**Exercise details:**
Quote all of the data that follows exactly as written, skipping the images.
============================================================
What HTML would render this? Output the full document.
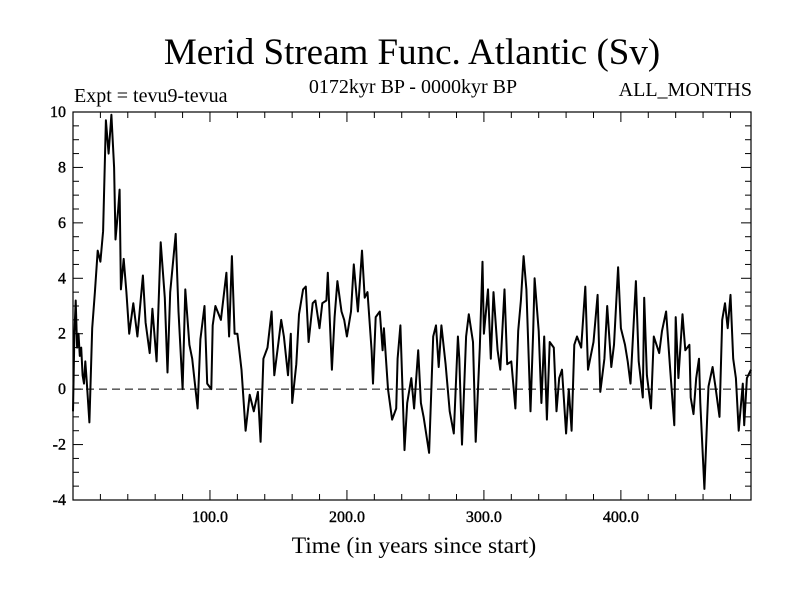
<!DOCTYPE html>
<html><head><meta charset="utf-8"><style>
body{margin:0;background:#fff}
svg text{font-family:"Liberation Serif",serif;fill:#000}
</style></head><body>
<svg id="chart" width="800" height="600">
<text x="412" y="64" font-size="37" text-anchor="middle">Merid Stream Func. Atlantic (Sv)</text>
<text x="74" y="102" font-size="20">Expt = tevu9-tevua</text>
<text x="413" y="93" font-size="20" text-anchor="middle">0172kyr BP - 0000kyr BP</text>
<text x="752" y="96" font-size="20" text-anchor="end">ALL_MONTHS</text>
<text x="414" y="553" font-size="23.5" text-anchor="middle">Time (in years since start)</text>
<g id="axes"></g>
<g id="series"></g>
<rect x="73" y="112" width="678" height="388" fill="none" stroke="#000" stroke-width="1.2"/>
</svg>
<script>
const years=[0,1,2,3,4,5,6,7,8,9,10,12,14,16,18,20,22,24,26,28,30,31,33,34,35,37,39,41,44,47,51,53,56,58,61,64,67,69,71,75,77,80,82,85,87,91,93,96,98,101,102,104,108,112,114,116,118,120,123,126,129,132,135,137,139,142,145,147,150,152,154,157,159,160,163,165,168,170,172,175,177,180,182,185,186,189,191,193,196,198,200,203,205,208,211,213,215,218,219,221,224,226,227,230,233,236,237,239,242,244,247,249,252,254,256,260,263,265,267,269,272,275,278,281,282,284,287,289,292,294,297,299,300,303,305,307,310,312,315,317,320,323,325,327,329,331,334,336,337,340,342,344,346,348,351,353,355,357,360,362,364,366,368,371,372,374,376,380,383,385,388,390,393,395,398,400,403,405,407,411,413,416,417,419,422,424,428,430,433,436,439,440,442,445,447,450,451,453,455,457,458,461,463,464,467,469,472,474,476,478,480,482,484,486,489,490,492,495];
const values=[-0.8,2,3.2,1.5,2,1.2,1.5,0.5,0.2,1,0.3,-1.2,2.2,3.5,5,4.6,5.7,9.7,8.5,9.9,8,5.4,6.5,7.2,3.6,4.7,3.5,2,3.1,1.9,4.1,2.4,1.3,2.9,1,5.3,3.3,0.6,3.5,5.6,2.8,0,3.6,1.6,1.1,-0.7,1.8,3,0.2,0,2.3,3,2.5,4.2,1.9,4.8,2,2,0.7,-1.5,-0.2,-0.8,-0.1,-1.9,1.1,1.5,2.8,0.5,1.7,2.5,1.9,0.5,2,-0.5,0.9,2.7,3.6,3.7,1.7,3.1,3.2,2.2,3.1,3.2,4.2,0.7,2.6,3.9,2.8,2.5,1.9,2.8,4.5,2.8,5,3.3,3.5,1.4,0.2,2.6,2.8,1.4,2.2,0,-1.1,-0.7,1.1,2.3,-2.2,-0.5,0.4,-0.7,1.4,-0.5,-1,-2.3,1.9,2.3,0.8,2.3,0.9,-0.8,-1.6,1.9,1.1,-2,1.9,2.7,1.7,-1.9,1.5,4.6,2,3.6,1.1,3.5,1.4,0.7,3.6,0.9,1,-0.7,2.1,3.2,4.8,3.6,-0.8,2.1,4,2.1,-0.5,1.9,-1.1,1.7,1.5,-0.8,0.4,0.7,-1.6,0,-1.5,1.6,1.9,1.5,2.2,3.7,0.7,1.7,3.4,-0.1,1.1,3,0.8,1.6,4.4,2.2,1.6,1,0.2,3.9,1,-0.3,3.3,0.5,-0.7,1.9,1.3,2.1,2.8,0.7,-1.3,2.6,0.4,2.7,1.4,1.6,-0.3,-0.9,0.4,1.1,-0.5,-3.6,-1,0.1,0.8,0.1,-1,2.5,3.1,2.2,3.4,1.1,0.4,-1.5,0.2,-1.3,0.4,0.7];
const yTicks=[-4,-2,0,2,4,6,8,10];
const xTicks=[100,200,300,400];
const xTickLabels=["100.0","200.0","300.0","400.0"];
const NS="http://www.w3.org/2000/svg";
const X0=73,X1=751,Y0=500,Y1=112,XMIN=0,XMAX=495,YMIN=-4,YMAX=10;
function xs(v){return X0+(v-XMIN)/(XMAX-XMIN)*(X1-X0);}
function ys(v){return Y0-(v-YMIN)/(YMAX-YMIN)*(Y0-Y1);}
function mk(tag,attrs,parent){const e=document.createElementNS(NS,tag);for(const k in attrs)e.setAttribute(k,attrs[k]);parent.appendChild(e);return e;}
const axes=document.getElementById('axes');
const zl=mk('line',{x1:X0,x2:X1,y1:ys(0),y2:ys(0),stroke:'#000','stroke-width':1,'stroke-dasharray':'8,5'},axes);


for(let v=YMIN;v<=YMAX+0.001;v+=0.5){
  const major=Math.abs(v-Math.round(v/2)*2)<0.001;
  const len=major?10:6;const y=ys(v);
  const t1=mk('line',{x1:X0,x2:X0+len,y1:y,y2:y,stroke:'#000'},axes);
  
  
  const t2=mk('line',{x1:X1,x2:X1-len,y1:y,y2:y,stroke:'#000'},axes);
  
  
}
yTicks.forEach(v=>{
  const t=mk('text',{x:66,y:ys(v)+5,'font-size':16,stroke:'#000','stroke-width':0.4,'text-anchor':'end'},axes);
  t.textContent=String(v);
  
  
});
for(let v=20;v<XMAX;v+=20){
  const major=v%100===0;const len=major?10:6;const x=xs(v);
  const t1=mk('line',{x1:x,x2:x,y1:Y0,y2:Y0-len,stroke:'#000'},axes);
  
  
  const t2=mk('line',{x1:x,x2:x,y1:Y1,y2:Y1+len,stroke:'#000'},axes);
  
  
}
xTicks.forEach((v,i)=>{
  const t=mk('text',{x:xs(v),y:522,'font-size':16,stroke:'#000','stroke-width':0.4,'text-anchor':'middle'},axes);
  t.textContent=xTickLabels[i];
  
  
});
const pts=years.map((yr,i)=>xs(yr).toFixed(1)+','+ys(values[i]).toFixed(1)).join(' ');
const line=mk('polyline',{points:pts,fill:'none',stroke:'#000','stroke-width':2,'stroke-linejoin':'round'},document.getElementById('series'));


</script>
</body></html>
============================================================
**Exercise result:**
What HTML would render this? Output the full document.
<!DOCTYPE html>
<html><head><meta charset="utf-8"><style>
body{margin:0;background:#fff}
svg text{font-family:"Liberation Serif",serif;fill:#000}
</style></head><body>
<svg id="chart" width="800" height="600">
<text x="412" y="64" font-size="37" text-anchor="middle">Merid Stream Func. Atlantic (Sv)</text>
<text x="74" y="102" font-size="20">Expt = tevu9-tevua</text>
<text x="413" y="93" font-size="20" text-anchor="middle">0172kyr BP - 0000kyr BP</text>
<text x="752" y="96" font-size="20" text-anchor="end">ALL_MONTHS</text>
<text x="414" y="553" font-size="23.5" text-anchor="middle">Time (in years since start)</text>
<g id="axes"></g>
<g id="series"></g>
<rect x="73" y="112" width="678" height="388" fill="none" stroke="#000" stroke-width="1.2"/>
</svg>
<script>
const years=[0,1,2,3,4,5,6,7,8,9,10,12,14,16,18,20,22,24,26,28,30,31,33,34,35,37,39,41,44,47,51,53,56,58,61,64,67,69,71,75,77,80,82,85,87,91,93,96,98,101,102,104,108,112,114,116,118,120,123,126,129,132,135,137,139,142,145,147,150,152,154,157,159,160,163,165,168,170,172,175,177,180,182,185,186,189,191,193,196,198,200,203,205,208,211,213,215,218,219,221,224,226,227,230,233,236,237,239,242,244,247,249,252,254,256,260,263,265,267,269,272,275,278,281,282,284,287,289,292,294,297,299,300,303,305,307,310,312,315,317,320,323,325,327,329,331,334,336,337,340,342,344,346,348,351,353,355,357,360,362,364,366,368,371,372,374,376,380,383,385,388,390,393,395,398,400,403,405,407,411,413,416,417,419,422,424,428,430,433,436,439,440,442,445,447,450,451,453,455,457,458,461,463,464,467,469,472,474,476,478,480,482,484,486,489,490,492,495];
const values=[-0.8,2,3.2,1.5,2,1.2,1.5,0.5,0.2,1,0.3,-1.2,2.2,3.5,5,4.6,5.7,9.7,8.5,9.9,8,5.4,6.5,7.2,3.6,4.7,3.5,2,3.1,1.9,4.1,2.4,1.3,2.9,1,5.3,3.3,0.6,3.5,5.6,2.8,0,3.6,1.6,1.1,-0.7,1.8,3,0.2,0,2.3,3,2.5,4.2,1.9,4.8,2,2,0.7,-1.5,-0.2,-0.8,-0.1,-1.9,1.1,1.5,2.8,0.5,1.7,2.5,1.9,0.5,2,-0.5,0.9,2.7,3.6,3.7,1.7,3.1,3.2,2.2,3.1,3.2,4.2,0.7,2.6,3.9,2.8,2.5,1.9,2.8,4.5,2.8,5,3.3,3.5,1.4,0.2,2.6,2.8,1.4,2.2,0,-1.1,-0.7,1.1,2.3,-2.2,-0.5,0.4,-0.7,1.4,-0.5,-1,-2.3,1.9,2.3,0.8,2.3,0.9,-0.8,-1.6,1.9,1.1,-2,1.9,2.7,1.7,-1.9,1.5,4.6,2,3.6,1.1,3.5,1.4,0.7,3.6,0.9,1,-0.7,2.1,3.2,4.8,3.6,-0.8,2.1,4,2.1,-0.5,1.9,-1.1,1.7,1.5,-0.8,0.4,0.7,-1.6,0,-1.5,1.6,1.9,1.5,2.2,3.7,0.7,1.7,3.4,-0.1,1.1,3,0.8,1.6,4.4,2.2,1.6,1,0.2,3.9,1,-0.3,3.3,0.5,-0.7,1.9,1.3,2.1,2.8,0.7,-1.3,2.6,0.4,2.7,1.4,1.6,-0.3,-0.9,0.4,1.1,-0.5,-3.6,-1,0.1,0.8,0.1,-1,2.5,3.1,2.2,3.4,1.1,0.4,-1.5,0.2,-1.3,0.4,0.7];
const yTicks=[-4,-2,0,2,4,6,8,10];
const xTicks=[100,200,300,400];
const xTickLabels=["100.0","200.0","300.0","400.0"];
const NS="http://www.w3.org/2000/svg";
const X0=73,X1=751,Y0=500,Y1=112,XMIN=0,XMAX=495,YMIN=-4,YMAX=10;
function xs(v){return X0+(v-XMIN)/(XMAX-XMIN)*(X1-X0);}
function ys(v){return Y0-(v-YMIN)/(YMAX-YMIN)*(Y0-Y1);}
function mk(tag,attrs,parent){const e=document.createElementNS(NS,tag);for(const k in attrs)e.setAttribute(k,attrs[k]);parent.appendChild(e);return e;}
const axes=document.getElementById('axes');
const zl=mk('line',{x1:X0,x2:X1,y1:ys(0),y2:ys(0),stroke:'#000','stroke-width':1,'stroke-dasharray':'8,5'},axes);


for(let v=YMIN;v<=YMAX+0.001;v+=0.5){
  const major=Math.abs(v-Math.round(v/2)*2)<0.001;
  const len=major?10:6;const y=ys(v);
  const t1=mk('line',{x1:X0,x2:X0+len,y1:y,y2:y,stroke:'#000'},axes);
  
  
  const t2=mk('line',{x1:X1,x2:X1-len,y1:y,y2:y,stroke:'#000'},axes);
  
  
}
yTicks.forEach(v=>{
  const t=mk('text',{x:66,y:ys(v)+5,'font-size':16,stroke:'#000','stroke-width':0.4,'text-anchor':'end'},axes);
  t.textContent=String(v);
  
  
});
for(let v=20;v<XMAX;v+=20){
  const major=v%100===0;const len=major?10:6;const x=xs(v);
  const t1=mk('line',{x1:x,x2:x,y1:Y0,y2:Y0-len,stroke:'#000'},axes);
  
  
  const t2=mk('line',{x1:x,x2:x,y1:Y1,y2:Y1+len,stroke:'#000'},axes);
  
  
}
xTicks.forEach((v,i)=>{
  const t=mk('text',{x:xs(v),y:522,'font-size':16,stroke:'#000','stroke-width':0.4,'text-anchor':'middle'},axes);
  t.textContent=xTickLabels[i];
  
  
});
const pts=years.map((yr,i)=>xs(yr).toFixed(1)+','+ys(values[i]).toFixed(1)).join(' ');
const line=mk('polyline',{points:pts,fill:'none',stroke:'#000','stroke-width':2,'stroke-linejoin':'round'},document.getElementById('series'));


</script>
</body></html>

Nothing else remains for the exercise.